■ **Aim**
Retype exactly the lines from the first one through the line with "from matplotlib.path import Path", including both ends; skip any pictures.

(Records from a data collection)
────
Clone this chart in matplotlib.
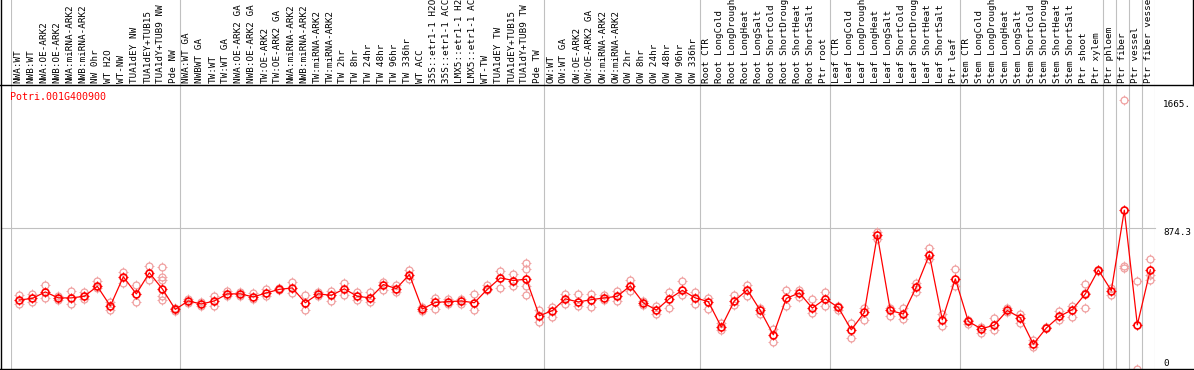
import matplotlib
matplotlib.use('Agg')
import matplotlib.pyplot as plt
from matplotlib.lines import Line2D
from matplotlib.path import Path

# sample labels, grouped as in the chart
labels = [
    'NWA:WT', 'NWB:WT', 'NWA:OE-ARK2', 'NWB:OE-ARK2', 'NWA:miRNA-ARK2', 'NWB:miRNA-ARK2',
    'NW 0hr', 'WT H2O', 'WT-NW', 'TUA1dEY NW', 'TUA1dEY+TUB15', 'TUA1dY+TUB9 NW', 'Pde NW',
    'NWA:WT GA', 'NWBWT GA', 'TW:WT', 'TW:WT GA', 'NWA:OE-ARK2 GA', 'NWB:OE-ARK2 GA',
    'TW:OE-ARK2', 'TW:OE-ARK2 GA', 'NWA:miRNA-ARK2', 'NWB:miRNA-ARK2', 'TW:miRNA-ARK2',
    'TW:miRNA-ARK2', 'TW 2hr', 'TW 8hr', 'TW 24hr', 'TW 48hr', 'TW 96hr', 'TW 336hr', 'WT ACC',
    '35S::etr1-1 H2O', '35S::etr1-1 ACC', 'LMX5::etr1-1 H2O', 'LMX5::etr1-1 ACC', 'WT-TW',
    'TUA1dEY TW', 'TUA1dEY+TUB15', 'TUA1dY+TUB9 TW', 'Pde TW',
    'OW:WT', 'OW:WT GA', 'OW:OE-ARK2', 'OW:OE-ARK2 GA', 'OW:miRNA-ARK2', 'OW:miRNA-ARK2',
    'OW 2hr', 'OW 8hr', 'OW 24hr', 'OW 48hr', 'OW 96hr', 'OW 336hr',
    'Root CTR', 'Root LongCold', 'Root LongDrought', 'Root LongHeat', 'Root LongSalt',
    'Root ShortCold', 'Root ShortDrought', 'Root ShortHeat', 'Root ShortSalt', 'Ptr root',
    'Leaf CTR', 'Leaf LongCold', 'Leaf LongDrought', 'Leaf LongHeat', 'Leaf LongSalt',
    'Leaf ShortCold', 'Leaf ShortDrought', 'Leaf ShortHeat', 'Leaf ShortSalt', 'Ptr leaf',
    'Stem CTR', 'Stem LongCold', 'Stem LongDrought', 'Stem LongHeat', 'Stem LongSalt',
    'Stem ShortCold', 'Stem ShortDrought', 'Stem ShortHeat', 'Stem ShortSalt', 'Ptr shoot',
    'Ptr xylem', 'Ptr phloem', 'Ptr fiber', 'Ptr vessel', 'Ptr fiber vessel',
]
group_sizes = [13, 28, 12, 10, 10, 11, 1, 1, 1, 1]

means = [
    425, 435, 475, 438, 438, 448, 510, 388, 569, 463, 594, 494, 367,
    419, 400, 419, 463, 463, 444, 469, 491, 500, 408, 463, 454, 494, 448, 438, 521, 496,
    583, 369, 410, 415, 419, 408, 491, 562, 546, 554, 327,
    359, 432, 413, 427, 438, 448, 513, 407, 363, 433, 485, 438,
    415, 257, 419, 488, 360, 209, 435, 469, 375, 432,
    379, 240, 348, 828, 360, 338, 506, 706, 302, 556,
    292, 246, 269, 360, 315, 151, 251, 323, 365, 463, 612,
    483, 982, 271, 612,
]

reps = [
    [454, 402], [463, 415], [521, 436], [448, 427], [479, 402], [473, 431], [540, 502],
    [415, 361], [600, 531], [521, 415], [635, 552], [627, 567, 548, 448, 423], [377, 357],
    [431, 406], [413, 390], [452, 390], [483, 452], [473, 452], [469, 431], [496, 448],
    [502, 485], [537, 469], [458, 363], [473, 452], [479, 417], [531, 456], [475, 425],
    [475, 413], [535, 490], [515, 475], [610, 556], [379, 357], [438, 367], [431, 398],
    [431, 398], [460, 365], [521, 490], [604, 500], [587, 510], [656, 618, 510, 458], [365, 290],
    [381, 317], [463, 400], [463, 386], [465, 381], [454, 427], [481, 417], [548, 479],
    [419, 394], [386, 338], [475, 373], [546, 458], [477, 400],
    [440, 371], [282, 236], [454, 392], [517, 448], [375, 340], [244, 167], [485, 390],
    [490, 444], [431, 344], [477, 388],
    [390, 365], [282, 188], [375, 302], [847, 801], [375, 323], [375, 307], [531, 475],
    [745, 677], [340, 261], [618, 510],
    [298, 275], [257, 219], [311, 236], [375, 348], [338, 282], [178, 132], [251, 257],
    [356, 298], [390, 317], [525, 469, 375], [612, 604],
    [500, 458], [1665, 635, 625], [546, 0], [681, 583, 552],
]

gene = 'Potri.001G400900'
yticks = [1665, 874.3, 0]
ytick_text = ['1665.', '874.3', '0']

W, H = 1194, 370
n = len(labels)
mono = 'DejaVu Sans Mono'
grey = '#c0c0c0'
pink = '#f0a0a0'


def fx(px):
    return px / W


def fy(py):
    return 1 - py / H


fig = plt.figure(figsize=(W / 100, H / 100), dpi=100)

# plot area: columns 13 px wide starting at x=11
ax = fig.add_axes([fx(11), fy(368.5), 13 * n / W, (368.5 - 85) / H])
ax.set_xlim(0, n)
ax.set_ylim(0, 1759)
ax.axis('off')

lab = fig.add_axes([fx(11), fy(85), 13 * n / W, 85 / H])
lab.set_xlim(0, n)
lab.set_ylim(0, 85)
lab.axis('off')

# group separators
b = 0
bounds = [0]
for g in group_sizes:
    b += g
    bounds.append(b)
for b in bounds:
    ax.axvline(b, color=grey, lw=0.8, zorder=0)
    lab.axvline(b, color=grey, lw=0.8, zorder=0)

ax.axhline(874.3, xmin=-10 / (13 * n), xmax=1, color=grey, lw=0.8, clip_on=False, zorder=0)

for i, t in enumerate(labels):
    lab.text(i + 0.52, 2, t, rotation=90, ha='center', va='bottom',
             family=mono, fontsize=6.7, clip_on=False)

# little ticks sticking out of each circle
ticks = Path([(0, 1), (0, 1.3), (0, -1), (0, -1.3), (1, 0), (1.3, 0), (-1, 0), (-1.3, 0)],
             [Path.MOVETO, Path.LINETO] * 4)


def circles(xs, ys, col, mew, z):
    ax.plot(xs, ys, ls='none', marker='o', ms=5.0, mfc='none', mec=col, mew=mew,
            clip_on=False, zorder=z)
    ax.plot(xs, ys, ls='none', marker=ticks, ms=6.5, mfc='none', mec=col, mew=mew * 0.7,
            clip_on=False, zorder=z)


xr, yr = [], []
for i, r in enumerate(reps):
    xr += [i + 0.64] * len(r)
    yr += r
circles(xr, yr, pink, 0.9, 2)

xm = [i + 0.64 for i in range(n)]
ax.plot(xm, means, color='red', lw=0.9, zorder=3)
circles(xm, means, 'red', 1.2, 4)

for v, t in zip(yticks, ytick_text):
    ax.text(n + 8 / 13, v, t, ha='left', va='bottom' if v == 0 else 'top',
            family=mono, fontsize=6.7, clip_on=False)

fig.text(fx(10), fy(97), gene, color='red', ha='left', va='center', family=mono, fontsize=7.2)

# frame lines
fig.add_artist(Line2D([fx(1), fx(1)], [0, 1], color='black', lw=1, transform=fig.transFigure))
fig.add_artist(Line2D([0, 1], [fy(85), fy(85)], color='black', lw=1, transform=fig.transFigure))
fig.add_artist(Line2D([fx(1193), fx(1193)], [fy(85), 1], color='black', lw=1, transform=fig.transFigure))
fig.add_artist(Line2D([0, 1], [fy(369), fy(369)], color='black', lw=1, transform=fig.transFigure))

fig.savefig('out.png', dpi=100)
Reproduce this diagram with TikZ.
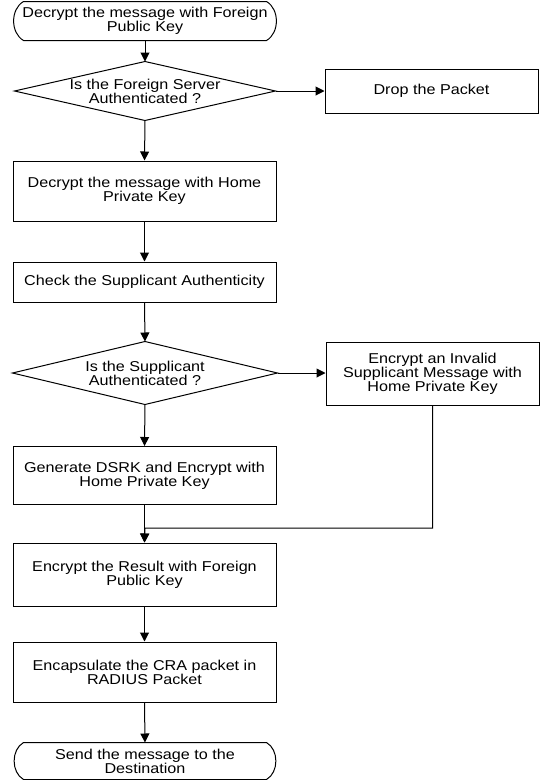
────
■ **Expected output**
Clone this chart in matplotlib.
import matplotlib
matplotlib.use('Agg')
import matplotlib.pyplot as plt
from matplotlib.lines import Line2D
from matplotlib.path import Path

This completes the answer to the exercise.